Пристальный интерес Кортасара вызвала та особенность творчества Достоевского, которую он назвал теорией «подмен» («Я говорил тебе о подменах? Какая мерзость, Ману. Почитай у Достоевского про эти самые подмены»). Думается, именно она легла в основу рассказа «Менады». Его тема — подмены, совершаемые в культуре восстанием масс, отсутствие границ между страстями высокими и низкими («разгул страстей», «буйство восторгов», «пекло страсти»), языческая исступленность людей, в которых самые низменные инстинкты пробуждены, подняты со дна не музыкой, а массовой потребностью обожания кумиров.

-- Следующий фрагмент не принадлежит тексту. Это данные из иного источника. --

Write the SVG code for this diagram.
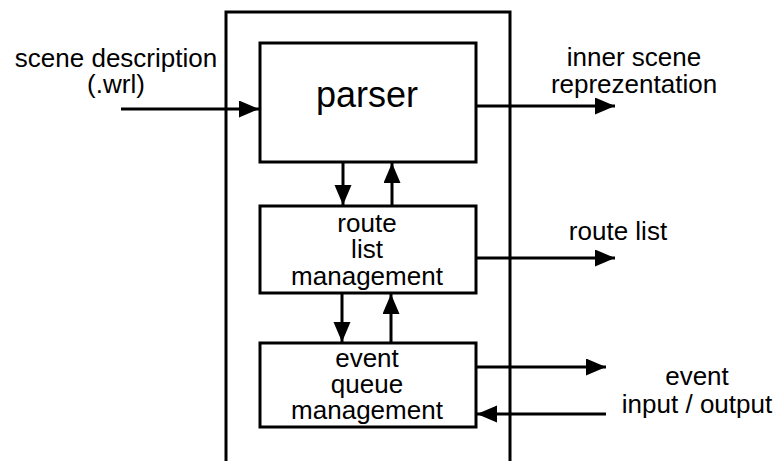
<svg xmlns="http://www.w3.org/2000/svg" width="779" height="461" viewBox="0 0 779 461">
  <defs>
    <marker id="arrow" markerUnits="userSpaceOnUse" markerWidth="22" markerHeight="18" refX="20" refY="8.5" orient="auto">
      <path d="M0,0 L20,8.5 L0,17 Z" fill="#000"/>
    </marker>
    <style>
      .box { fill: #fff; stroke: #000; stroke-width: 3; }
      .frame { fill: none; stroke: #000; stroke-width: 3; }
      .link { fill: none; stroke: #000; stroke-width: 3; marker-end: url(#arrow); }
      text { font-family: "Liberation Sans", Arial, sans-serif; font-size: 26px; fill: #000; text-anchor: middle; }
      .big { font-size: 36px; }
    </style>
  </defs>

  <rect width="779" height="461" fill="#fff"/>

  <!-- enclosing module frame, open at the bottom -->
  <path id="frame" class="frame" d="M226,470 V12 H510 V470"/>

  <!-- connectors -->
  <g id="connectors">
    <line class="link" x1="121" y1="109" x2="259" y2="109"/>
    <line class="link" x1="476" y1="106" x2="615" y2="106"/>
    <line class="link" x1="343" y1="163" x2="343" y2="205"/>
    <line class="link" x1="392" y1="206" x2="392" y2="163"/>
    <line class="link" x1="476" y1="258" x2="615" y2="258"/>
    <line class="link" x1="342" y1="294" x2="342" y2="342"/>
    <line class="link" x1="391" y1="342" x2="391" y2="294"/>
    <line class="link" x1="476" y1="367" x2="606" y2="367"/>
    <line class="link" x1="606" y1="414" x2="477" y2="414"/>
  </g>

  <!-- nodes -->
  <g id="parser">
    <rect class="box" x="260" y="43" width="216" height="119"/>
    <text class="big" x="367" y="107">parser</text>
  </g>

  <g id="route-list">
    <rect class="box" x="260" y="206" width="216" height="87"/>
    <text x="367" y="232">route</text>
    <text x="367" y="258">list</text>
    <text x="367" y="285">management</text>
  </g>

  <g id="event-queue">
    <rect class="box" x="260" y="343" width="216" height="84"/>
    <text x="367" y="367">event</text>
    <text x="367" y="393">queue</text>
    <text x="367" y="419">management</text>
  </g>

  <!-- external labels -->
  <g id="labels">
    <text x="116" y="67">scene description</text>
    <text x="116" y="93">(.wrl)</text>
    <text x="634" y="66">inner scene</text>
    <text x="634" y="93">reprezentation</text>
    <text x="618" y="240">route list</text>
    <text x="697" y="385">event</text>
    <text x="697" y="413">input / output</text>
  </g>
</svg>
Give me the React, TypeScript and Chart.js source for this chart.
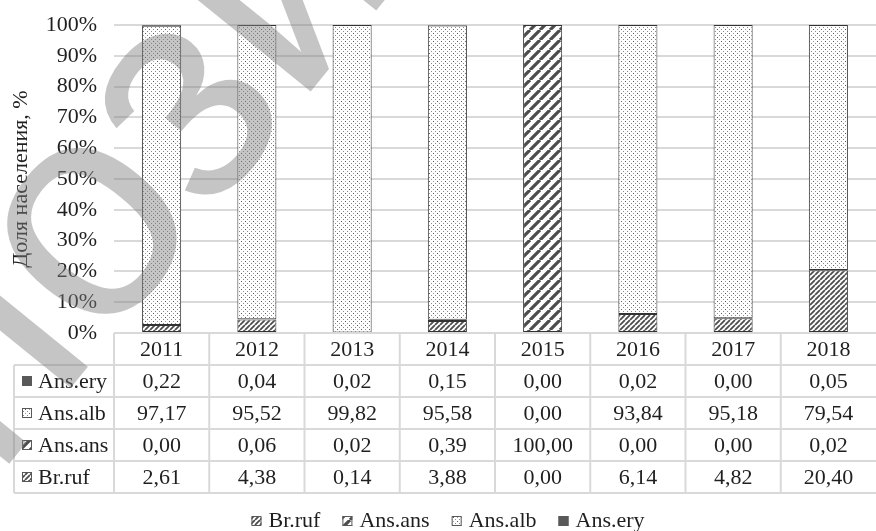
import React, { useEffect, useRef } from "react";
import { Chart, registerables } from "chart.js";

Chart.register(...registerables);

// Years on the category axis
const years = ["2011", "2012", "2013", "2014", "2015", "2016", "2017", "2018"];

// Share of each species in the population, %
const brRuf = [2.61, 4.38, 0.14, 3.88, 0.0, 6.14, 4.82, 20.4];
const ansAns = [0.0, 0.06, 0.02, 0.39, 100.0, 0.0, 0.0, 0.02];
const ansAlb = [97.17, 95.52, 99.82, 95.58, 0.0, 93.84, 95.18, 79.54];
const ansEry = [0.22, 0.04, 0.02, 0.15, 0.0, 0.02, 0.0, 0.05];

const seriesNames = ["Br.ruf", "Ans.ans", "Ans.alb", "Ans.ery"];
const yTicks = [0, 10, 20, 30, 40, 50, 60, 70, 80, 90, 100];
const yTitle = "Доля населения, %";
const watermark = "Репозиторий";

const SERIF = '"Liberation Serif", "Times New Roman", serif';
const TEXT = "#1f1f1f";
const GRID = "#d9d9d9";

function tile(size: number, draw: (g: CanvasRenderingContext2D) => void) {
  const c = document.createElement("canvas");
  c.width = size;
  c.height = size;
  const g = c.getContext("2d")!;
  g.fillStyle = "#ffffff";
  g.fillRect(0, 0, size, size);
  draw(g);
  return c;
}

function hatchTile(size: number, lw: number, color: string) {
  return tile(size, (g) => {
    g.strokeStyle = color;
    g.lineWidth = lw;
    g.beginPath();
    for (const o of [-size, 0, size]) {
      g.moveTo(o, size);
      g.lineTo(o + size, 0);
    }
    g.stroke();
  });
}

function dotTile() {
  return tile(8, (g) => {
    const dots: [number, number, string][] = [
      [1, 1, "#5a5a5a"],
      [5, 1, "#9a9a9a"],
      [3, 3, "#8a8a8a"],
      [7, 3, "#8a8a8a"],
      [1, 5, "#9a9a9a"],
      [5, 5, "#5a5a5a"],
      [3, 7, "#8a8a8a"],
      [7, 7, "#8a8a8a"],
    ];
    for (const [x, y, c] of dots) {
      g.fillStyle = c;
      g.fillRect(x, y, 1, 1);
    }
  });
}

const fmt = (v: number) => v.toFixed(2).replace(".", ",");

export default function App() {
  const ref = useRef<HTMLCanvasElement>(null);

  useEffect(() => {
    const canvas = ref.current!;
    const c2d = canvas.getContext("2d")!;
    const fills = [
      c2d.createPattern(hatchTile(5, 1.8, "#4d4d4d"), "repeat")!,
      c2d.createPattern(hatchTile(10, 3.2, "#4d4d4d"), "repeat")!,
      c2d.createPattern(dotTile(), "repeat")!,
      "#595959",
    ];
    const seriesData = [brRuf, ansAns, ansAlb, ansEry];

    const tablePlugin = {
      id: "dataTable",
      afterDraw(chart: any) {
        const { ctx, chartArea, scales } = chart;
        const x = scales.x;
        const top = chartArea.bottom;
        const rowH = 32;
        const labelLeft = 14;
        const left = chartArea.left;
        const right = chartArea.right;
        const cw = (right - left) / years.length;

        ctx.save();
        ctx.strokeStyle = GRID;
        ctx.lineWidth = 2;
        ctx.beginPath();
        ctx.moveTo(left, top);
        ctx.lineTo(right, top);
        for (let i = 1; i <= 5; i++) {
          ctx.moveTo(labelLeft, top + i * rowH);
          ctx.lineTo(right, top + i * rowH);
        }
        ctx.moveTo(labelLeft, top + rowH);
        ctx.lineTo(labelLeft, top + 5 * rowH);
        for (let i = 0; i < years.length; i++) {
          const xb = x.getPixelForValue(i) - cw / 2;
          ctx.moveTo(xb, top);
          ctx.lineTo(xb, top + 5 * rowH);
        }
        ctx.stroke();

        ctx.font = `22px ${SERIF}`;
        ctx.fillStyle = TEXT;
        ctx.textAlign = "center";
        ctx.textBaseline = "middle";
        years.forEach((y, i) => {
          ctx.fillText(y, x.getPixelForValue(i), top + rowH / 2 + 1);
        });

        // rows run from the top series of the stack down to the bottom one
        const order = [3, 2, 1, 0];
        order.forEach((s, r) => {
          const cy = top + (r + 1) * rowH + rowH / 2 + 1;
          ctx.fillStyle = fills[s] as any;
          ctx.fillRect(22, cy - 6, 10, 10);
          ctx.strokeStyle = "#595959";
          ctx.lineWidth = 1;
          ctx.strokeRect(22.5, cy - 5.5, 9, 9);
          ctx.fillStyle = TEXT;
          ctx.textAlign = "left";
          ctx.fillText(seriesNames[s], 38, cy);
          ctx.textAlign = "center";
          seriesData[s].forEach((v, i) => {
            ctx.fillText(fmt(v), x.getPixelForValue(i), cy);
          });
        });

        // legend
        const box = 10;
        const gap = 7;
        const itemGap = 22;
        const widths = seriesNames.map((n) => box + gap + ctx.measureText(n).width);
        const total = widths.reduce((a, b) => a + b, 0) + itemGap * (widths.length - 1);
        let lx = 448 - total / 2;
        const ly = 521;
        seriesNames.forEach((n, s) => {
          ctx.fillStyle = fills[s] as any;
          ctx.fillRect(lx, ly - 5, box, box);
          ctx.strokeStyle = "#595959";
          ctx.lineWidth = 1;
          ctx.strokeRect(lx + 0.5, ly - 4.5, box - 1, box - 1);
          ctx.fillStyle = TEXT;
          ctx.textAlign = "left";
          ctx.fillText(n, lx + box + gap, ly);
          lx += widths[s] + itemGap;
        });
        ctx.restore();
      },
    };

    const watermarkPlugin = {
      id: "watermark",
      afterDraw(chart: any) {
        const ctx = chart.ctx;
        const fs = 310;
        ctx.save();
        ctx.font = `${fs}px "Liberation Sans", Arial, sans-serif`;
        const pre = ctx.measureText(watermark.slice(0, 4)).width;
        const zw = ctx.measureText(watermark[4]).width;
        ctx.translate(192, 110);
        ctx.rotate((-51 * Math.PI) / 180);
        ctx.fillStyle = "rgba(128,128,128,0.46)";
        ctx.textBaseline = "alphabetic";
        ctx.fillText(watermark, -(pre + zw / 2), fs * 0.26);
        ctx.restore();
      },
    };

    const chart = new Chart(canvas, {
      type: "bar",
      data: {
        labels: years,
        datasets: seriesNames.map((name, s) => ({
          label: name,
          data: seriesData[s],
          backgroundColor: fills[s] as any,
          borderColor: "#333333",
          borderWidth: 1,
          borderSkipped: false,
          barPercentage: 0.41,
          categoryPercentage: 1,
        })),
      },
      options: {
        animation: false,
        responsive: true,
        maintainAspectRatio: false,
        layout: { padding: { top: 25, bottom: 38, left: 0, right: 0 } },
        plugins: {
          legend: { display: false },
          tooltip: { enabled: false },
        },
        scales: {
          x: {
            stacked: true,
            ticks: { display: false },
            grid: { display: false },
            border: { display: false },
            afterFit: (s: any) => {
              s.height = 160;
              s.paddingLeft = 0;
              s.paddingRight = 0;
            },
          },
          y: {
            stacked: true,
            min: 0,
            max: 100,
            afterBuildTicks: (s: any) => {
              s.ticks = yTicks.map((v) => ({ value: v }));
            },
            ticks: {
              padding: 17,
              color: TEXT,
              font: { family: SERIF, size: 22 },
              callback: (v: any) => `${v}%`,
            },
            grid: { color: GRID, lineWidth: 2, drawTicks: false },
            border: { display: false },
            title: {
              display: true,
              text: yTitle,
              color: TEXT,
              font: { family: SERIF, size: 22 },
              padding: { top: 8, bottom: 0 },
            },
            afterFit: (s: any) => {
              s.width = 114;
              s.paddingTop = 0;
              s.paddingBottom = 0;
            },
          },
        },
      },
      plugins: [tablePlugin, watermarkPlugin],
    });

    return () => chart.destroy();
  }, []);

  return (
    <div style={{ position: "fixed", left: 0, top: 0, width: 876, height: 531, background: "#fff" }}>
      <canvas ref={ref} />
    </div>
  );
}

Кортасар признавался, что в сознании современников он сам, многим обязанный Достоевскому, в какой-то мере ассоциировался с князем Мышкиным. «Однажды вечером, — вспоминал он, — кажется, в Торуне, родине Коперника, художник Матта приветствовал меня, входящего к нему, словами: “А, вот и идиот!” Я похолодел, но объяснение последовало незамедлительно. “Я называю тебя так же, как называли князя Мышкина, — идиотом, ибо ты, подобно ему, самым невиннейшим образом растравляешь раны и держишь людей в постоянной тревоге, коль скоро твоя реакция на происходящее бывает самой непредвиденной, и мало кто понимает, что говоришь ты не столь уж непредвиденные вещи. Подобно князю Мышкину, ты абсолютно не понимаешь, что происходит вокруг тебя”» [306] .
306
Cortazar J. Nicaragua tan violentamente dulce. Buenos Aires, 1984. P. 8.
Неизменный интерес Кортасара к Достоевскому был вызван также его размышлениями о связи фантастического и реального в искусстве, о проникновении фантастического в реальность, и наоборот, — загадкой, над которой он бился на протяжении всей жизни.
Для Кортасара фантастическое — это нечто исключительное, однако подчас неотличимое от обычных проявлений жизни. Оно может вторгаться, а может и войти в окружающий нас мир настолько незаметно, что в нем при этом ничего не изменится. Нас ждет не встреча с иными мирами, а очередное открытие нашего мира, обретающего благодаря ему новые измерения. Сомнения в единичности самой реальности прекрасно выражены в «Игре в классики» Оливейрой: «Один лишь факт, что ты сидишь от меня слева, а я от тебя — справа, делает из одной действительности по меньшей мере две». Кортасаром движет стремление растворить фантастическое в реальности. В книге «Вокруг дня на 80 мирах» он призывал вогнать фантастическое в реальность, пресуществить его.
Если коснуться мотивов приверженности Кортасара фантастическому в искусстве, то, по-видимому, никто лучше его самого в одном из эссе книги «Последний раунд» их не выразил: «Фантастика — это тоска. Любая suspension of disbelief служит нежданной отсрочкой, жестокой осадой, предпринимаемой детерминизмом с человеком. В условиях этой осады тоска чуть уточняет утверждение Ортеги: некоторые люди подчас устают быть самими собой и своими обстоятельствами, наступает момент, когда им хочется быть одновременно собой и чем-то иным, собой и тем мгновением, когда дверь, до и после этого ведущая в прихожую, слегка приоткрывается, являя нашим взорам луг с пасущимся на нем единорогом» [307] .
307
Cortazar J. Ultimo round. Madrid, 1974, V. 1. P. 79.